From the listing below, return each line that includes "this".

====

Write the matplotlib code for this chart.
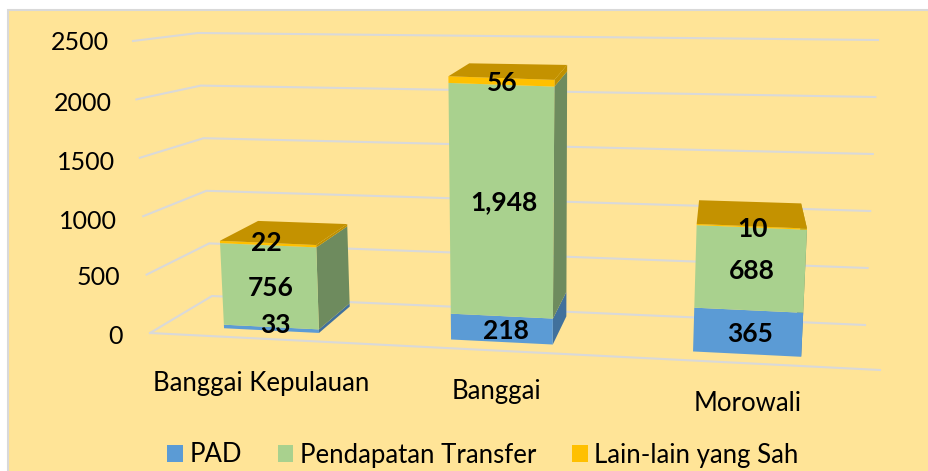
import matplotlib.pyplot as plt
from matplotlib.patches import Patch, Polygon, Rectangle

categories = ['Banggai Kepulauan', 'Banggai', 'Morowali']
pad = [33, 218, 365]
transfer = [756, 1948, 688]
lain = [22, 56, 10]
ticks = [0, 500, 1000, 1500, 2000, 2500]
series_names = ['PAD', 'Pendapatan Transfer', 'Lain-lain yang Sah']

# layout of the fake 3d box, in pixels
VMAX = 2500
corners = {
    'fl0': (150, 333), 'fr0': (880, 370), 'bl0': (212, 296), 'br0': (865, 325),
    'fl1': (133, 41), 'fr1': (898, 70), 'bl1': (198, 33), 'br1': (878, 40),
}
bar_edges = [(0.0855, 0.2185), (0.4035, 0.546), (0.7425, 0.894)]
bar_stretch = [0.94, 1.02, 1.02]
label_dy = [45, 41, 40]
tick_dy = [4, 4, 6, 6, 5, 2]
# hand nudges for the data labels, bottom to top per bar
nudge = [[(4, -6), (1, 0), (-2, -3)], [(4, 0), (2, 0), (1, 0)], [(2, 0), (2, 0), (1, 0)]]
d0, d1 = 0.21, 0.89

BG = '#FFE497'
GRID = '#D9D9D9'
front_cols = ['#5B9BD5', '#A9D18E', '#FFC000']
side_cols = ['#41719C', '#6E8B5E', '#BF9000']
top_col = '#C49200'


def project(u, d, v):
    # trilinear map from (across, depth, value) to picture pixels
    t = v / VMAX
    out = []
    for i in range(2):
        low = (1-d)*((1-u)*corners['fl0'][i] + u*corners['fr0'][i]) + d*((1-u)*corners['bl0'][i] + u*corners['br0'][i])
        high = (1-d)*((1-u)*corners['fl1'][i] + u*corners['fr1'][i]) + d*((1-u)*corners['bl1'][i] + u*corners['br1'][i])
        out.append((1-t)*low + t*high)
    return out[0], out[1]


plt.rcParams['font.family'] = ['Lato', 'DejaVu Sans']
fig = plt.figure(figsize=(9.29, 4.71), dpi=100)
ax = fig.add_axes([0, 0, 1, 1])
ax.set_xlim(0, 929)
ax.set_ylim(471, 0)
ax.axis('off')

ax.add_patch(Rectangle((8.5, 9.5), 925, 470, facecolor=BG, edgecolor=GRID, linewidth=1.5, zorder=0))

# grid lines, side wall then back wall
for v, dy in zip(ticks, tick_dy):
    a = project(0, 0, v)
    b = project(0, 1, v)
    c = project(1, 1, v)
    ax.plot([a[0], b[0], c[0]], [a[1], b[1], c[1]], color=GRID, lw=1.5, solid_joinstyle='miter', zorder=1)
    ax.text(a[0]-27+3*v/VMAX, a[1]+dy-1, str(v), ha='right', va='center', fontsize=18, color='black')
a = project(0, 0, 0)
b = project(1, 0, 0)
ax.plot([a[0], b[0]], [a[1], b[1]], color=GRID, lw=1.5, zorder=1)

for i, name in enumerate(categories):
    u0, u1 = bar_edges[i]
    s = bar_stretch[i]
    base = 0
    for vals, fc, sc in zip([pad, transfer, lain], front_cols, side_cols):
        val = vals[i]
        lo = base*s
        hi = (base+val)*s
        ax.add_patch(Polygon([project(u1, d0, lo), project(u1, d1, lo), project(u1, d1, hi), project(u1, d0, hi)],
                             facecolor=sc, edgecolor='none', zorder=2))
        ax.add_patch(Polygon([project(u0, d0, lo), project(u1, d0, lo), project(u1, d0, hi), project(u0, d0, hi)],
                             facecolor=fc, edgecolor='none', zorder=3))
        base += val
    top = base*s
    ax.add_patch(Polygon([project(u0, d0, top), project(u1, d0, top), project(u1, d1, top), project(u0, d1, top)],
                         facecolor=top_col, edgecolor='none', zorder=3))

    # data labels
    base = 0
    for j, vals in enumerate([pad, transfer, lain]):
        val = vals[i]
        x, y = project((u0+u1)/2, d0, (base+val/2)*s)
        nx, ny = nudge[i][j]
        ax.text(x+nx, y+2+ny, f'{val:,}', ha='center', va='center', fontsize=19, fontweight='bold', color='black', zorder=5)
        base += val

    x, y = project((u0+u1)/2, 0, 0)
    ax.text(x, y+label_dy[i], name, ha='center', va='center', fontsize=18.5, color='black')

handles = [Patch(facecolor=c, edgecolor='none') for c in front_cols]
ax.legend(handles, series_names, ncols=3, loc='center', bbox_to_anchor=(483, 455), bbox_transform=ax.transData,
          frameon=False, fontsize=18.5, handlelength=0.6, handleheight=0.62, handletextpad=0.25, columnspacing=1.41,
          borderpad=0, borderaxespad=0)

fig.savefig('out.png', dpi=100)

====

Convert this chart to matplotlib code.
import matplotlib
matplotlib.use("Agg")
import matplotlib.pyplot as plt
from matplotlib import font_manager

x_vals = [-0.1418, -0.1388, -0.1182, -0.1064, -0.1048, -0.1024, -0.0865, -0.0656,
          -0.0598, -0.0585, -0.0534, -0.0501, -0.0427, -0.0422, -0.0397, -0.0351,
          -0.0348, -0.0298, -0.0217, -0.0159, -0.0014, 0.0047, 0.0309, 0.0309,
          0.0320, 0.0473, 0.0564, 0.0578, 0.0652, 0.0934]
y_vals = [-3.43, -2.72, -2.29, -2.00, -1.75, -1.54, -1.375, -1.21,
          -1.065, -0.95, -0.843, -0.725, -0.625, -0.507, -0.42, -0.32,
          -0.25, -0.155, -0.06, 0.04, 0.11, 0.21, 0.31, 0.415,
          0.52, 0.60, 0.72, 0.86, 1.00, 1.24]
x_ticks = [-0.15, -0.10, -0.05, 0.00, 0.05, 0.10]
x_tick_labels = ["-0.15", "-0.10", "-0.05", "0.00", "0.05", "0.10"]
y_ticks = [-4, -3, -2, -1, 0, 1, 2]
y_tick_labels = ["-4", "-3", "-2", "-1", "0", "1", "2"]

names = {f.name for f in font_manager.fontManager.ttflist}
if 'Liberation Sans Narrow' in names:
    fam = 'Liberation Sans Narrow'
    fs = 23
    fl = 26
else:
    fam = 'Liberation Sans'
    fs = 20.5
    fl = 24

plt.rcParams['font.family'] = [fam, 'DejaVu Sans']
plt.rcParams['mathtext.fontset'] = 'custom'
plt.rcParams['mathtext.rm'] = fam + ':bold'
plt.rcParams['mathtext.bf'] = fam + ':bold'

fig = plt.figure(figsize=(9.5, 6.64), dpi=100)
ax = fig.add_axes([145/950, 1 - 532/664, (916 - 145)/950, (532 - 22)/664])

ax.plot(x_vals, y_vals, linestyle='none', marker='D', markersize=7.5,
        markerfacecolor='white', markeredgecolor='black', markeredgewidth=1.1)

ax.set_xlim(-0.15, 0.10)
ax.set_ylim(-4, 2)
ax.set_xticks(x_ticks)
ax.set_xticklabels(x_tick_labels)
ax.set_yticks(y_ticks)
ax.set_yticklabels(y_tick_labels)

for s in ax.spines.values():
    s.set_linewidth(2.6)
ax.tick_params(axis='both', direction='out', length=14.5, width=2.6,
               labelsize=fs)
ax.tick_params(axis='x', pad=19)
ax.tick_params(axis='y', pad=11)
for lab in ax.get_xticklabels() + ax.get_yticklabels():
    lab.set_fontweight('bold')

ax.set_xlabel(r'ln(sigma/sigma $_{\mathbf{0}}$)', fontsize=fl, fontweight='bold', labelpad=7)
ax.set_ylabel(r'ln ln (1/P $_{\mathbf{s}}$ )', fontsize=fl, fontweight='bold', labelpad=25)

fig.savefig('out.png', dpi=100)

====

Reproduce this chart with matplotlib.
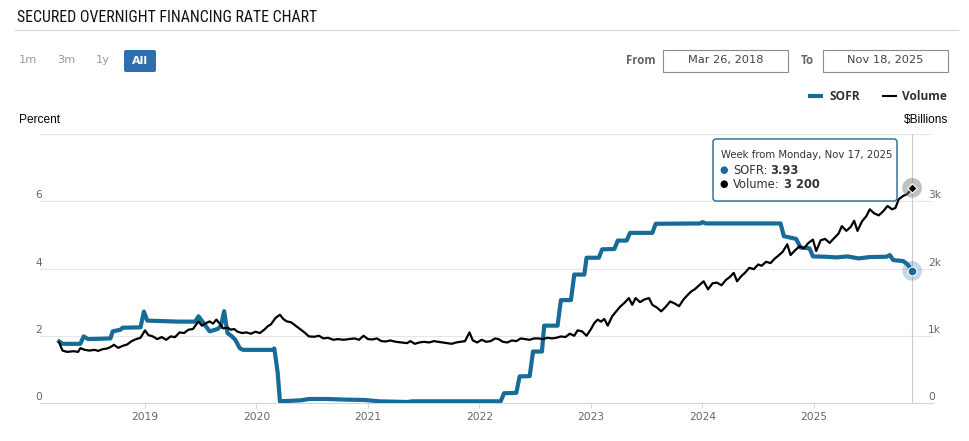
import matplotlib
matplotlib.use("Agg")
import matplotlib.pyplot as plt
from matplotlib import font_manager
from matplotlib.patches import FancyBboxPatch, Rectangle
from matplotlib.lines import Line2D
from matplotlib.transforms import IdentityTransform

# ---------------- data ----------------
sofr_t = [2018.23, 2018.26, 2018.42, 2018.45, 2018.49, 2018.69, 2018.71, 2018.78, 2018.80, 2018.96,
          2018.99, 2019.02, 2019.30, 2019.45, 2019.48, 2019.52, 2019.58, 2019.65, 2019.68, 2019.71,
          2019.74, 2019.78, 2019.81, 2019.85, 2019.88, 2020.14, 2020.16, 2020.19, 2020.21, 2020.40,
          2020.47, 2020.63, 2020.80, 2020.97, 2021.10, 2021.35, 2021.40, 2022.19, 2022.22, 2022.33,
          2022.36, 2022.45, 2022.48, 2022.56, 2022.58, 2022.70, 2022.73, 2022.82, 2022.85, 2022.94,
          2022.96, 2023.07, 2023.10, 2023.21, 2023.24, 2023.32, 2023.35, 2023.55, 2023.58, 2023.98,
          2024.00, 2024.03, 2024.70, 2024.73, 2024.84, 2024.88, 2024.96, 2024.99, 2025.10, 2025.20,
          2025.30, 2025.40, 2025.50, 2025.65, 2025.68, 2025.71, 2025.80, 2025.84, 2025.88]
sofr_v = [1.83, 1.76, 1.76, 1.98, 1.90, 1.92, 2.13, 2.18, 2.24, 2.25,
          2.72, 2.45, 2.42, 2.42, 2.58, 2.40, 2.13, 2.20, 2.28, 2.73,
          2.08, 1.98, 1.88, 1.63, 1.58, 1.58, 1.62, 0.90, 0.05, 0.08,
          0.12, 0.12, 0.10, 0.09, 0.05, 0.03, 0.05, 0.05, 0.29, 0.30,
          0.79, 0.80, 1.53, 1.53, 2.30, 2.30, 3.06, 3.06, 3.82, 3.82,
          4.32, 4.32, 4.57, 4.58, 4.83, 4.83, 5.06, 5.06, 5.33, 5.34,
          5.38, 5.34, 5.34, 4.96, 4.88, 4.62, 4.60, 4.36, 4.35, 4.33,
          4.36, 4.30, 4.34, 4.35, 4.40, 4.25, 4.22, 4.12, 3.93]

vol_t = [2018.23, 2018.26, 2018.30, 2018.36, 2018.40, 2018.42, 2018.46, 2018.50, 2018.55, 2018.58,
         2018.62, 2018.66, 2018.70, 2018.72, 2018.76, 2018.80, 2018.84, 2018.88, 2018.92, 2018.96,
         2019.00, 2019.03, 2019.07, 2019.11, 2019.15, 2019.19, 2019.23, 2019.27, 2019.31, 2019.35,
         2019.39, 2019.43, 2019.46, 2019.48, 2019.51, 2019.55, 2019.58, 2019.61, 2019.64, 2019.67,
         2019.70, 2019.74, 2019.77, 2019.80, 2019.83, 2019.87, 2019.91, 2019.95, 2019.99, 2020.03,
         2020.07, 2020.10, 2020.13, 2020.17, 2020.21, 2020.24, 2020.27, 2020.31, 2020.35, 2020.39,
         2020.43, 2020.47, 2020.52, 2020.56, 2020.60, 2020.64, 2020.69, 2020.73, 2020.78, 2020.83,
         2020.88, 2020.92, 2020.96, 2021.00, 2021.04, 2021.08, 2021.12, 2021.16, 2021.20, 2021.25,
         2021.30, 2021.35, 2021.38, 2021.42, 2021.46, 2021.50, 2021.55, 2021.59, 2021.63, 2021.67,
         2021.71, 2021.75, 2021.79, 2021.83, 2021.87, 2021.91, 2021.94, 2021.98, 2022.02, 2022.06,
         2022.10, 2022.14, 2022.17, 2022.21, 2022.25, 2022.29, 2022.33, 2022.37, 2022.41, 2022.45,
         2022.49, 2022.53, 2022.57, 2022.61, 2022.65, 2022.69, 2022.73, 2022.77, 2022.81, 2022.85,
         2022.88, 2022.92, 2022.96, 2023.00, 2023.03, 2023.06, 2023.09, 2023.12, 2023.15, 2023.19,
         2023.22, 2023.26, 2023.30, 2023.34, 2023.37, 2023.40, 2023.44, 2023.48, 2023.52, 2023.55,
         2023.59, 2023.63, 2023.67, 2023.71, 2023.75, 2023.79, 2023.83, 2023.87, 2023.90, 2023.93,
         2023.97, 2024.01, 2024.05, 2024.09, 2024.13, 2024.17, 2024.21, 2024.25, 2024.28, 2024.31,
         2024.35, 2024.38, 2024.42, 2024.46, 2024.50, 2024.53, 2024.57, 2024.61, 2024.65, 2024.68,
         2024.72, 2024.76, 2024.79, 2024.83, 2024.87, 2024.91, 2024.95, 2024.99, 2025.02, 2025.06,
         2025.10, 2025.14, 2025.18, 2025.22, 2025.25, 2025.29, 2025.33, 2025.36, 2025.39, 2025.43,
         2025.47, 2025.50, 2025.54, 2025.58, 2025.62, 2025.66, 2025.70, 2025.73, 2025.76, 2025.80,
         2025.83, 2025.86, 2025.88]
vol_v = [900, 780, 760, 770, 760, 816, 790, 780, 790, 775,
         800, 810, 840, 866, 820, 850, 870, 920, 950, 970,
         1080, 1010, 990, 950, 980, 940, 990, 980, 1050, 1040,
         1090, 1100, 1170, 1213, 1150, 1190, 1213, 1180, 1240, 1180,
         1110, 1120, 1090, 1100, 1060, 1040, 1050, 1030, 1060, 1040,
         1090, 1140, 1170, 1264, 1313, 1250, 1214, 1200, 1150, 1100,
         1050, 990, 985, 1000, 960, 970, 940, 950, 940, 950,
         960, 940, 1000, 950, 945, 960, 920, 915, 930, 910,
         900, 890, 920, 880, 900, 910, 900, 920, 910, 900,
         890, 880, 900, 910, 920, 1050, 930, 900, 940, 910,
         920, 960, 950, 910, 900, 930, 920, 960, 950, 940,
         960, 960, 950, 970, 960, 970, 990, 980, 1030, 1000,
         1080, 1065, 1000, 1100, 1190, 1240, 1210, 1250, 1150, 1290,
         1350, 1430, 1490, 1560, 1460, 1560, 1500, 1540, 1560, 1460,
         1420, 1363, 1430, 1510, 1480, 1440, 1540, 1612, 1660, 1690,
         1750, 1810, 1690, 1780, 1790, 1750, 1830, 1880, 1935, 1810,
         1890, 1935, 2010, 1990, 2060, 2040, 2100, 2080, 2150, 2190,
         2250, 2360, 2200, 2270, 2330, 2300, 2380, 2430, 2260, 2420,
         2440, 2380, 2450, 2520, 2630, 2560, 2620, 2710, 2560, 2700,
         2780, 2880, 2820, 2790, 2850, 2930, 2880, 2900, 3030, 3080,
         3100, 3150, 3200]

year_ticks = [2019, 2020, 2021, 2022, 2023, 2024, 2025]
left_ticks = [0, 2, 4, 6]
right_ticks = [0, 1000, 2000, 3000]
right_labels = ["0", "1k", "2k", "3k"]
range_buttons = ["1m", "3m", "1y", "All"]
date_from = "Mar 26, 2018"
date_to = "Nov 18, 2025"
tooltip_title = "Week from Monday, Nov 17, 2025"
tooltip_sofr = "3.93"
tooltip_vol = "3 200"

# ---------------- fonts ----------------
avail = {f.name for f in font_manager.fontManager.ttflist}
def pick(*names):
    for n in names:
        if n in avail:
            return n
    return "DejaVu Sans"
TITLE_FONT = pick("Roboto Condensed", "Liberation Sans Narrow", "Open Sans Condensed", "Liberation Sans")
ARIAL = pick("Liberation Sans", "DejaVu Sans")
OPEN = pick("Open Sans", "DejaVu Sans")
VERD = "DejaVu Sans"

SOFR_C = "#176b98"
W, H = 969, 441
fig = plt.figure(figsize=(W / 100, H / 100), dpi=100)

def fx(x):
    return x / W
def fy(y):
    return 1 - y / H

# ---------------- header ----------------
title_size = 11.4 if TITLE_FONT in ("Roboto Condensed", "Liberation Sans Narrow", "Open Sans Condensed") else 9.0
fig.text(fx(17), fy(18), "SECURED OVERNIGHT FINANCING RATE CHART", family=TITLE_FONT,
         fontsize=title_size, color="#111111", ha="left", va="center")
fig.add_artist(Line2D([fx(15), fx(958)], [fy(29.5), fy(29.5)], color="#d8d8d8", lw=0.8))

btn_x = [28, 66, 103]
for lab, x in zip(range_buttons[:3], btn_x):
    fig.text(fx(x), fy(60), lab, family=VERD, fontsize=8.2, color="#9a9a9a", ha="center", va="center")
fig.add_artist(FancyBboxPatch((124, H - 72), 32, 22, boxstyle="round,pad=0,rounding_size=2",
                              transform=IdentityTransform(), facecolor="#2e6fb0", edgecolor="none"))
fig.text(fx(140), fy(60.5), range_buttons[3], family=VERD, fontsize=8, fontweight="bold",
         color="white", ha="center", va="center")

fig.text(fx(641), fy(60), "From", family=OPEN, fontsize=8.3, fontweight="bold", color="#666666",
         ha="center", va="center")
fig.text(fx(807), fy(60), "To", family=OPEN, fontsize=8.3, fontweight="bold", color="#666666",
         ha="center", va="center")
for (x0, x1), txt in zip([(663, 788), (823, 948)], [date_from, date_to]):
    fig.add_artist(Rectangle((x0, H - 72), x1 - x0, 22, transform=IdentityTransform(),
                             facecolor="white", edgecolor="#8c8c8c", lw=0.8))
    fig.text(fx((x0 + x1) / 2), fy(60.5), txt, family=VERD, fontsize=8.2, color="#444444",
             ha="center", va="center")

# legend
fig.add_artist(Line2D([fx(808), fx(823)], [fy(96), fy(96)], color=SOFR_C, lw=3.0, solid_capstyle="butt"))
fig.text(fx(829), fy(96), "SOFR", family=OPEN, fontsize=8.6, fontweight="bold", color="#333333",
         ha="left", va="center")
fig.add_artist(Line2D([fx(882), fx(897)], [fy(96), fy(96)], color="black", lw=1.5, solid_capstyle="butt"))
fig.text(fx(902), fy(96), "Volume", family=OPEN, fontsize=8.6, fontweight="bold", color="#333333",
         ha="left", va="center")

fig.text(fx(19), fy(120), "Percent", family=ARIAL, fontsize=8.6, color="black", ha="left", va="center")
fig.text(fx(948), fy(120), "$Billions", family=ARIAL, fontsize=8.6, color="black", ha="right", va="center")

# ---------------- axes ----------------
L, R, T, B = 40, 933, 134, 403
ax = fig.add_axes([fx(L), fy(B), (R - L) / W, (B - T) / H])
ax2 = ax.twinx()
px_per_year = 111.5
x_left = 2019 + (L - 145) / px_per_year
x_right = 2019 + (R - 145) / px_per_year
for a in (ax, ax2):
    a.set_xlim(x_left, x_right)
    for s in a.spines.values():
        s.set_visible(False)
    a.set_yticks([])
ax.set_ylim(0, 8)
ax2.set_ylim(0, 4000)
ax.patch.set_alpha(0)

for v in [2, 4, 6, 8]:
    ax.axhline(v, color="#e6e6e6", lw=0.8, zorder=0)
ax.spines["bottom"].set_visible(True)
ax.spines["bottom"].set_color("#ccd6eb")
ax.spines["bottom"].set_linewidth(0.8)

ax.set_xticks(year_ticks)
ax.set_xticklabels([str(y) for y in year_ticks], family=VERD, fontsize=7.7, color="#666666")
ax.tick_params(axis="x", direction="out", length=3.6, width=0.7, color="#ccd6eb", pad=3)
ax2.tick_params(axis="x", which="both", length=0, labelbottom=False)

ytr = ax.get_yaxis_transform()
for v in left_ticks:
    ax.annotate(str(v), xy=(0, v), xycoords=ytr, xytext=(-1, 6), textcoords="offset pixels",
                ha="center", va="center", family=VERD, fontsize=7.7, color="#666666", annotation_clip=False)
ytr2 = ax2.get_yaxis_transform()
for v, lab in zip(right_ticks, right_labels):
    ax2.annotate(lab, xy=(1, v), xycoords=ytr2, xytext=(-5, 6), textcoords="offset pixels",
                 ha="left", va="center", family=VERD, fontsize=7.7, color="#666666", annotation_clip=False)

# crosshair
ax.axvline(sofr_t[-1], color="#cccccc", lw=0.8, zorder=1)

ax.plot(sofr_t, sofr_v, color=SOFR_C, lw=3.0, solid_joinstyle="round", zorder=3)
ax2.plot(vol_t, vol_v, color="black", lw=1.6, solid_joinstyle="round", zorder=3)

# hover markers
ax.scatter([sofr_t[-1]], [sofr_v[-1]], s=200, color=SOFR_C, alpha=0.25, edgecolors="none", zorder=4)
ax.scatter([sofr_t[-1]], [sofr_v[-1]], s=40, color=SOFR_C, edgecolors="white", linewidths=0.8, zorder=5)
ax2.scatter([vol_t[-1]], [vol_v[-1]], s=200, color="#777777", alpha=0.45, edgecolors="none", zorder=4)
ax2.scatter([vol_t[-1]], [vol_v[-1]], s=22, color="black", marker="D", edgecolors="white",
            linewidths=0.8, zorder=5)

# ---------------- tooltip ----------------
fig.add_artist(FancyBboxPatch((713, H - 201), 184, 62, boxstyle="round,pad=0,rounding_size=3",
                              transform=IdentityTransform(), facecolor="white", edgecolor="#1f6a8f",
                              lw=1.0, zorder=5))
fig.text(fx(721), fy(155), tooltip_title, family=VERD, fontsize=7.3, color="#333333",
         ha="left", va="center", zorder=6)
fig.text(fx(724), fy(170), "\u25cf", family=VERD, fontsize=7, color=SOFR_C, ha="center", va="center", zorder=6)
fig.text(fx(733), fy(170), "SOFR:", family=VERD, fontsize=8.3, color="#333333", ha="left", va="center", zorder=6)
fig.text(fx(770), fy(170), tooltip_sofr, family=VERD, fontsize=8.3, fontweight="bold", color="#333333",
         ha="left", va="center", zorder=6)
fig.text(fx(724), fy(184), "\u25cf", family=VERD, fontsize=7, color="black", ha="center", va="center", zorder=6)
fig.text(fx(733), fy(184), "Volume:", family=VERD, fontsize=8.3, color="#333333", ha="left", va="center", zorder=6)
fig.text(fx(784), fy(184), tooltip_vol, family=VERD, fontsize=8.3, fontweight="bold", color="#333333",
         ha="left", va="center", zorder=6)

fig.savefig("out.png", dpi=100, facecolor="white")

====

== FINAL RESULT ==
Write the matplotlib code for this chart.
Convert this chart to matplotlib code.
Reproduce this chart with matplotlib.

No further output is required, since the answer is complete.